One, on average lefties stand a little closer to the plate. Two, righties more often face same-handed pitchers, and same-handed pitchers are more likely to work inside. Three, the strike zone against lefties extends outside off the plate, so there are strikes out there to earn in spots where it’s difficult to make good contact.
The result is that, while one out of four pitches to lefties counts as inside, with righties it’s closer to one out of three.
Now how about the individual players? Below are three tables. On the left, the top five in inside-pitch rate. On the right, the bottom five in inside-pitch rate.
Baltimore’s Davis gets pitched inside more than any other lefty. Philadelphia’s Utley gets pitched inside less than any other lefty, although it’s almost a tie with Cleveland’s Murphy. Part of this, presumably, is that Utley hangs over the plate, but there are other factors (discussed later in this column).
That’s pretty dramatic. Between extremes, the Dodgers’ Puig sees inside pitches almost twice as often as the Pirates’ McCutchen. Both are among the league’s elite, but it’s clear they go about their business in very different ways — because they’re treated very differently.
There’s a little less to be gleaned here, and it might be more interesting to break the switch-hitters down by the two sides since it stands to reason they have different swings and different strengths. There’s a big difference between Baltimore’s Wieters and Philadelphia’s Rollins. This is also a rare opportunity to see the name of the Cubs’ Bonifacio right next to the name of the Indians’ Santana.
What can be made of all this?
Pitchers are trying to stay out of the hot spots. Guys like Davis, Philadelphia’s Howard and San Francisco’s Morse are most dangerous when they’re able to get long and extended, so pitchers try to tie them up. Utley, though, has quick wrists and a good ability to yank the ball.
Since the start of last season, Davis has posted a slugging percentage of .435 on inside pitches and .615 on outside pitches; Utley has slugged .549 on inside pitches and .392 on outside pitches; and McCutchen, interestingly, has about equal slugging percentages, but he’s hit for a much higher batting average on balls in play covering the inside, which is a testament to his wrists. While Pittsburgh is a difficult environment for a right-handed batter to pull the ball, pitchers still haven’t taken many chances with McCutchen in the box.

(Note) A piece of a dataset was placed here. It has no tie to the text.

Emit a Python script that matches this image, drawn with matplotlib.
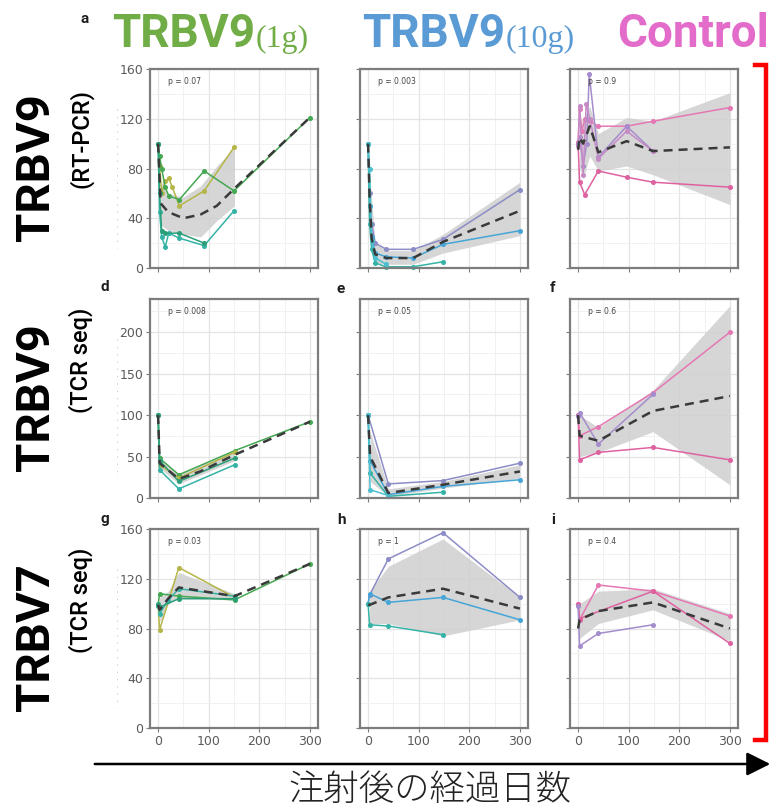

Of particular interest is Puig. More than anyone else, he’s been busted inside. From the June day he debuted in 2013, the Cuban slugger demonstrated power to the opposite field. Yet, he’s slugged better on inside pitches than outside pitches.
On inside pitches, his batting average on balls in play is .460. On outside pitches, it’s .309. He’s shown more power away, so pitchers have risked singles and doubles instead, but it’s worth noting that Puig saw inside pitches 45 percent last season and 40 percent so far this year. It could be that pitchers are realizing Puig can turn on pitches as well as go the other way with them.
That’s a trend we can monitor, and there are other trends within this data. Since 2009, Utley’s inside-pitch rate has hardly budged.
The same can’t be said for Davis:
Nor can it be said for McCutchen:
Since 2012, Davis has seen a big increase and McCutchen has seen a big decrease . It’s evident that the scouting reports have changed and pitchers are trying to find new ways to retire improved hitters.
It was in 2012 that Davis emerged as a solid middle-of-the-order threat. Meanwhile, McCutchen’s always been a good hitter, but in 2012 he reached another level. It’s worth noting that, while pitchers have adjusted to McCutchen, he hasn’t slowed down one bit. So pitchers will continue to adjust until they figure something out or they don’t have to face McCutchen anymore.
There are a lot of ways to break down this sort of data. Looking at inside-pitch rate simplifies some things, but in certain cases it doesn’t need to be complex. McCutchen, Puig, Utley and Davis are among the league’s most dangerous hitters. All four require their own special considerations when they’re in the box, lest they be able to do real damage.
Which, of course, they’re continuing to do anyway. Because against the best, one can do only so much.